The MDC, which soon became the favored party of white farmers in Zimbabwe, has manifold connections to the US and British states and EU. The leader of the MDC faction Kwinjeh was deputy secretary of international relations for, Morgan Tsvangirai, worries in the Wall Street Journal about the effect the current government’s land reform policies have had on foreign investor confidence, and favors a policy in which Zimbabweans compensate settlers and their descendants for land taken from them and never paid for in the first place. This is akin to insisting you pay a thief for the return of the goods he stole from your house.

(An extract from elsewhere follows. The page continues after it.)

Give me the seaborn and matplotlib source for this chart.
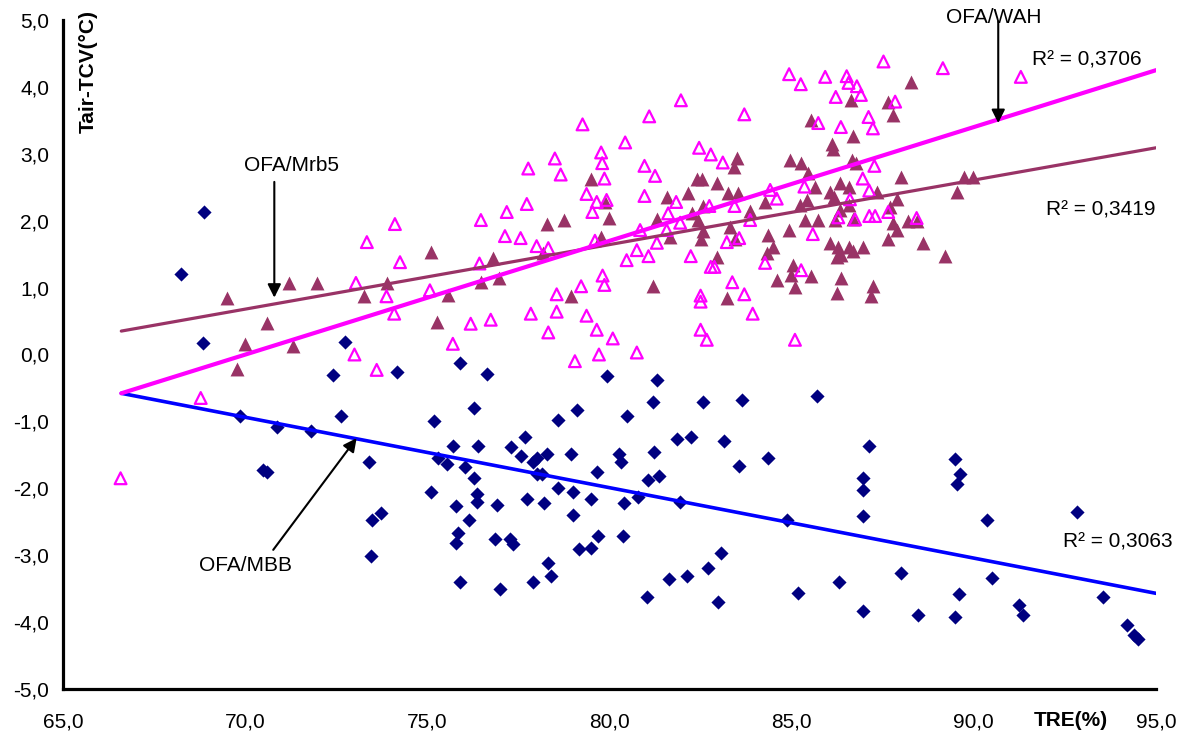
import numpy as np
import pandas as pd
import matplotlib
matplotlib.use("Agg")
import matplotlib.pyplot as plt
from matplotlib.ticker import FixedLocator, FuncFormatter
import seaborn as sns

# ---------------- data ----------------
# OFA/MBB (navy diamonds)
mbb_x = [68.23, 68.88, 68.83, 72.74, 72.40, 74.16, 75.90,
         69.86, 70.87, 71.80, 72.62, 70.50, 70.60,
         75.19, 75.70, 75.30, 75.53, 73.40, 75.09, 73.72, 73.49, 73.45,
         75.80, 75.85, 75.80, 75.90,
         76.63, 79.92, 81.30, 81.19, 82.56, 83.65, 85.69,
         76.29, 78.60, 79.10, 80.47,
         76.40, 77.68, 77.29, 77.56, 78.28, 77.91, 78.02, 78.94, 80.25, 80.31,
         81.23, 81.85, 82.23, 83.15, 84.36, 83.56,
         76.04, 76.29, 78.00, 78.16, 79.65, 81.07, 81.36,
         78.60, 78.99, 79.49, 80.79, 80.41, 81.94, 84.87,
         76.35, 76.35, 76.90, 77.73, 78.21, 76.14, 78.99,
         76.86, 77.27, 77.34, 79.69, 79.15, 79.49, 80.36,
         78.32, 78.39, 83.05, 82.71, 82.12, 81.62,
         77.00, 77.89, 81.02, 82.99, 85.18, 86.30,
         87.12, 86.95, 86.95, 86.95, 89.47, 89.61, 89.53, 90.35, 92.82,
         88.00, 86.95, 88.48, 89.47, 89.59, 90.51, 91.24, 91.34, 93.54,
         94.20, 94.40, 94.50]
mbb_y = [1.20, 2.13, 0.17, 0.19, -0.31, -0.26, -0.13,
         -0.92, -1.09, -1.15, -0.92, -1.72, -1.75,
         -1.00, -1.37, -1.54, -1.64, -1.60, -2.05, -2.37, -2.47, -3.01,
         -2.26, -2.67, -2.82, -3.40,
         -0.29, -0.32, -0.38, -0.71, -0.71, -0.68, -0.62,
         -0.80, -0.98, -0.83, -0.92,
         -1.37, -1.24, -1.39, -1.52, -1.48, -1.60, -1.54, -1.48, -1.49, -1.61,
         -1.45, -1.27, -1.24, -1.30, -1.54, -1.66,
         -1.68, -1.84, -1.79, -1.78, -1.75, -1.88, -1.81,
         -1.99, -2.05, -2.16, -2.13, -2.22, -2.20, -2.47,
         -2.09, -2.21, -2.25, -2.16, -2.22, -2.47, -2.40,
         -2.76, -2.76, -2.83, -2.71, -2.91, -2.89, -2.71,
         -3.11, -3.31, -2.97, -3.19, -3.31, -3.36,
         -3.51, -3.40, -3.63, -3.70, -3.57, -3.40,
         -1.37, -1.85, -2.03, -2.41, -1.56, -1.78, -1.94, -2.47, -2.35,
         -3.27, -3.84, -3.90, -3.93, -3.58, -3.34, -3.75, -3.90, -3.63,
         -4.05, -4.20, -4.25]

# OFA/Mrb5 (maroon filled triangles)
mrb5_x = [69.49, 71.20, 71.96, 70.59, 70.00, 71.30, 69.77,
          75.10, 73.26, 73.88, 75.58, 75.26,
          85.53, 86.10, 86.13, 83.49, 83.43, 84.96, 85.25, 85.46, 85.64, 86.05,
          86.17, 85.23, 85.41, 85.37, 85.73, 86.19, 84.94, 86.04, 86.28, 86.24,
          85.05, 84.98, 85.52, 85.09, 84.59, 86.24, 84.36, 84.48, 84.32, 84.27,
          83.86, 83.31, 83.45, 83.54, 83.26, 82.94, 82.39, 82.53, 82.16, 81.57,
          82.26, 82.58, 82.44, 81.30, 82.58, 82.50, 81.66, 82.94, 81.19, 83.22,
          79.49, 79.88, 79.99, 79.76, 78.28, 78.76, 76.79, 78.18, 76.47, 76.97,
          78.94,
          88.27, 86.62, 87.65, 87.77, 86.68, 86.65, 86.77, 88.00, 89.74, 89.99,
          89.53, 86.33, 86.56, 87.34, 87.88, 87.70, 86.56, 86.33, 86.69,
          87.79, 87.88, 88.20, 88.43, 87.65, 88.60, 86.58, 86.95, 86.35,
          86.69, 89.21, 86.35, 87.22, 87.17]
mrb5_y = [0.84, 1.07, 1.07, 0.47, 0.16, 0.12, -0.21,
          1.53, 0.87, 1.07, 0.89, 0.49,
          3.51, 3.15, 3.07, 2.93, 2.81, 2.90, 2.86, 2.72, 2.51, 2.43,
          2.36, 2.23, 2.31, 2.01, 2.01, 2.01, 1.86, 1.66, 1.61, 1.46,
          1.34, 1.19, 1.17, 1.01, 1.12, 0.92, 1.79, 1.61, 1.51, 2.28,
          2.15, 1.91, 1.72, 2.42, 2.42, 2.57, 2.63, 2.63, 2.42, 2.36,
          2.12, 2.22, 2.01, 2.03, 1.84, 1.72, 1.76, 1.46, 1.02, 0.84,
          2.63, 2.28, 2.04, 1.75, 1.95, 2.01, 1.44, 1.51, 1.09, 1.14,
          0.87,
          4.08, 3.80, 3.78, 3.58, 3.26, 2.91, 2.86, 2.66, 2.66, 2.66,
          2.43, 2.57, 2.51, 2.43, 2.33, 2.20, 2.23, 2.16, 2.02,
          1.96, 1.86, 2.00, 1.99, 1.72, 1.67, 1.61, 1.61, 1.49,
          1.55, 1.47, 1.14, 1.02, 0.87]

# OFA/WAH (magenta open triangles)
wah_x = [66.58, 68.78,
         73.04, 73.34, 74.11, 74.25, 73.88, 74.09, 75.07, 75.70, 73.00, 73.61,
         79.05, 79.71, 80.75,
         84.93, 85.25, 85.92, 86.21, 85.73, 81.96, 81.09, 83.70, 79.26, 80.43,
         79.77, 79.80, 78.50, 82.46, 82.78, 83.11, 77.77, 78.66, 80.96, 81.25,
         79.86, 79.37, 79.65, 79.92, 79.53, 80.96, 81.83, 81.61, 81.94, 82.74,
         83.43, 83.86, 84.41, 84.59, 85.35, 85.58, 76.47, 77.18, 77.73, 77.13,
         77.56, 78.00, 78.32, 79.60, 80.84, 80.75, 81.30, 80.47, 81.07, 81.57,
         82.23, 82.78, 82.88, 83.22, 83.56, 84.27, 85.26, 76.43, 79.81, 79.86,
         83.37, 83.70, 82.50, 82.50, 83.93, 78.55, 79.22, 77.84, 78.55, 79.37,
         76.74, 76.19, 78.32, 79.65, 80.09, 82.50, 82.67, 85.09, 86.35,
         87.52, 89.15, 91.29, 86.51, 86.56, 86.79, 86.90, 87.84, 87.11, 87.23,
         87.27, 86.95, 87.13, 86.60, 87.13, 87.29, 87.65, 88.43, 86.28, 86.74]
wah_y = [-1.85, -0.65,
         1.07, 1.68, 1.95, 1.38, 0.87, 0.61, 0.96, 0.16, 0.00, -0.23,
         -0.10, 0.00, 0.03,
         4.19, 4.04, 4.15, 3.85, 3.46, 3.80, 3.56, 3.59, 3.44, 3.17,
         3.02, 2.86, 2.93, 3.09, 2.99, 2.87, 2.78, 2.69, 2.82, 2.67,
         2.63, 2.40, 2.28, 2.31, 2.13, 2.37, 2.28, 2.11, 1.97, 2.22,
         2.22, 2.01, 2.46, 2.33, 2.51, 1.80, 2.01, 2.13, 2.25, 1.77,
         1.74, 1.62, 1.59, 1.70, 1.86, 1.56, 1.67, 1.41, 1.47, 1.86,
         1.47, 1.31, 1.31, 1.68, 1.74, 1.37, 1.26, 1.36, 1.18, 1.04,
         1.08, 0.90, 0.88, 0.79, 0.61, 0.90, 1.02, 0.61, 0.64, 0.58,
         0.52, 0.46, 0.33, 0.37, 0.24, 0.37, 0.22, 0.22, 3.40,
         4.38, 4.28, 4.15, 4.16, 4.06, 4.01, 3.88, 3.78, 3.55, 3.38,
         2.82, 2.63, 2.45, 2.32, 2.07, 2.07, 2.13, 2.04, 2.05, 2.02]

# linear trend lines (end points)
trend_x = [66.6, 95.0]
wah_trend = [-0.58, 4.25]
mrb5_trend = [0.35, 3.09]
mbb_trend = [-0.58, -3.57]

r2_texts = ["R\u00b2 = 0,3706", "R\u00b2 = 0,3419", "R\u00b2 = 0,3063"]
x_ticks = [65, 70, 75, 80, 85, 90, 95]
y_ticks = [-5, -4, -3, -2, -1, 0, 1, 2, 3, 4, 5]

# ---------------- styling ----------------
sns.set_style("white")
plt.rcParams["font.family"] = ["Liberation Sans", "DejaVu Sans"]
plt.rcParams["text.color"] = "black"
plt.rcParams["axes.labelcolor"] = "black"
plt.rcParams["xtick.color"] = "black"
plt.rcParams["ytick.color"] = "black"

FS = 15
NAVY = "#000080"
MAROON = "#993366"
MAGENTA = "#FF00FF"
BLUE = "#0000FF"

fig = plt.figure(figsize=(11.84, 7.38), dpi=100)
ax = fig.add_axes([63 / 1184, 1 - 689 / 738, (1156 - 63) / 1184, (689 - 20) / 738])

sns.scatterplot(x=mbb_x, y=mbb_y, marker="D", s=52, color=NAVY,
                edgecolor=NAVY, linewidth=0, ax=ax, zorder=3)
sns.scatterplot(x=mrb5_x, y=mrb5_y, marker="^", s=100, color=MAROON,
                edgecolor=MAROON, linewidth=0, ax=ax, zorder=3)
sns.scatterplot(x=wah_x, y=wah_y, marker="^", s=72, facecolor="none",
                edgecolor=MAGENTA, linewidth=1.6, ax=ax, zorder=4)

sns.lineplot(x=trend_x, y=mbb_trend, color=BLUE, linewidth=2.6, ax=ax, zorder=5)
sns.lineplot(x=trend_x, y=mrb5_trend, color=MAROON, linewidth=2.3, ax=ax, zorder=5)
sns.lineplot(x=trend_x, y=wah_trend, color=MAGENTA, linewidth=3.0, ax=ax, zorder=6)

ax.set_xlim(65, 95)
ax.set_ylim(-5, 5)
ax.xaxis.set_major_locator(FixedLocator(x_ticks))
ax.yaxis.set_major_locator(FixedLocator(y_ticks))
fmt = FuncFormatter(lambda v, p: f"{v:.1f}".replace(".", ","))
ax.xaxis.set_major_formatter(fmt)
ax.yaxis.set_major_formatter(fmt)
ax.tick_params(axis="both", direction="out", length=5, width=1.6,
               labelsize=FS, colors="black", labelcolor="black", pad=5)
ax.tick_params(axis="x", pad=12)

for side in ["top", "right"]:
    ax.spines[side].set_visible(False)
for side in ["left", "bottom"]:
    ax.spines[side].set_linewidth(2.3)
    ax.spines[side].set_color("black")

ax.set_xlabel("TRE(%)", fontsize=FS, fontweight="bold", color="black")
ax.xaxis.set_label_coords((1071 - 63) / 1093, -(720 - 689) / 669)
ax.xaxis.label.set_va("center")
ax.set_ylabel("Tair-TCV(\u00b0C)", fontsize=FS, fontweight="bold", color="black")
ax.yaxis.set_label_coords((88 - 63) / 1093, 1 + 10 / 669)
ax.yaxis.label.set_ha("right")
ax.yaxis.label.set_va("center")

arrow = dict(arrowstyle="-|>", color="black", lw=1.5, mutation_scale=20,
             shrinkA=0, shrinkB=0)
ax.text(71.28, 2.82, "OFA/Mrb5", ha="center", va="center", fontsize=FS, color="black")
ax.annotate("", xy=(70.8, 0.85), xytext=(70.8, 2.58), arrowprops=arrow, zorder=7)
ax.text(90.54, 5.03, "OFA/WAH", ha="center", va="center", fontsize=FS, color="black")
ax.annotate("", xy=(90.67, 3.46), xytext=(90.67, 4.98), arrowprops=arrow, zorder=7)
ax.text(70.02, -3.16, "OFA/MBB", ha="center", va="center", fontsize=FS, color="black")
ax.annotate("", xy=(73.06, -1.25), xytext=(70.77, -2.92), arrowprops=arrow, zorder=7)

ax.text(93.1, 4.40, r2_texts[0], ha="center", va="center", fontsize=FS, color="black")
ax.text(93.48, 2.16, r2_texts[1], ha="center", va="center", fontsize=FS, color="black")
ax.text(93.96, -2.80, r2_texts[2], ha="center", va="center", fontsize=FS, color="black")

fig.savefig("out.png", dpi=100)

The issue, here, however, isn’t the MDC’s politics, but the deception and Bond’s part in it. Readers of Kwinjeh and Bond ought to be aware that they’re being bamboozled when either writer says or implies he or she is providing an independent left perspective. Kwinjeh should acknowledge her ties to the US- and EU-backed MDC. As for Bond, he should stop misrepresenting groups and individuals linked to corporations, capitalist foundations, and imperialist governments as an “independent” left.